Omnibus collection containing the esteemed Texas author’s first three novels, a loose cycle about the people who live hardscrabble lives on the austere, windswept plains of the Red River country.
The first volume in the present collection put McMurtry on the literary map, if, in some eyes, for the wrong reasons. Horseman, Pass By (1961) takes its title from a sharp-edged lyric by William Butler Yeats, importuning the traveler to “Cast a cold eye / On life, on death.” At the dark heart of the sometimes-sensationalized story is the aimless Hud, a cowboy who knows his way around a rope and steer but hasn’t been well socialized; as played by Paul Newman in the movie, he was a sneering ruffian but less sociopathic than McMurtry’s original. McMurtry slyly alludes to the Yeats poem, writing that the rodeo was the biggest thing to hit the tiny, dusty town of Thalia, and “since it all came like Christmas, only once a year, I was careful not to let any of it pass me by.” Leaving Cheyenne (1963), the second novel, pushes the Thalia story back in time but into familiar-for-McMurtry territory: especially in a small town where everyone knows everyone else’s business, when two men fall in love with the same woman, hard feelings ensue. “I wish I knew what all was involved in this loving somebody,” says a principal. “Mostly a lot of damn heartbreak, I know that.” There’s heartbreak aplenty for McMurtry’s own agemates in The Last Picture Show (1966), a brilliant evocation of a time and place—and of the confusion that results when, for whatever intent, people start making a game of love.
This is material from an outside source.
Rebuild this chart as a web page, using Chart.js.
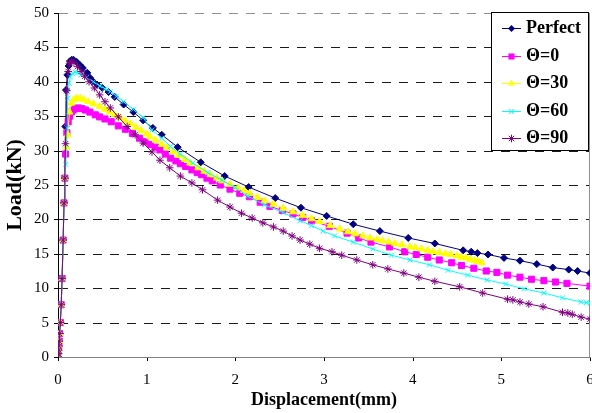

Jane Austen it isn’t, but McMurtry has followed his characters’ fortunes in a succession of sequels, including Texasville (1987) and Rhino Ranch (2009).
It’s good to have these essential novels in one place. One wishes only that McMurtry had provided more commentary; his introduction, lamenting “the myth of my country, and of my people, too,” is frustratingly short and only hints at what he might have done.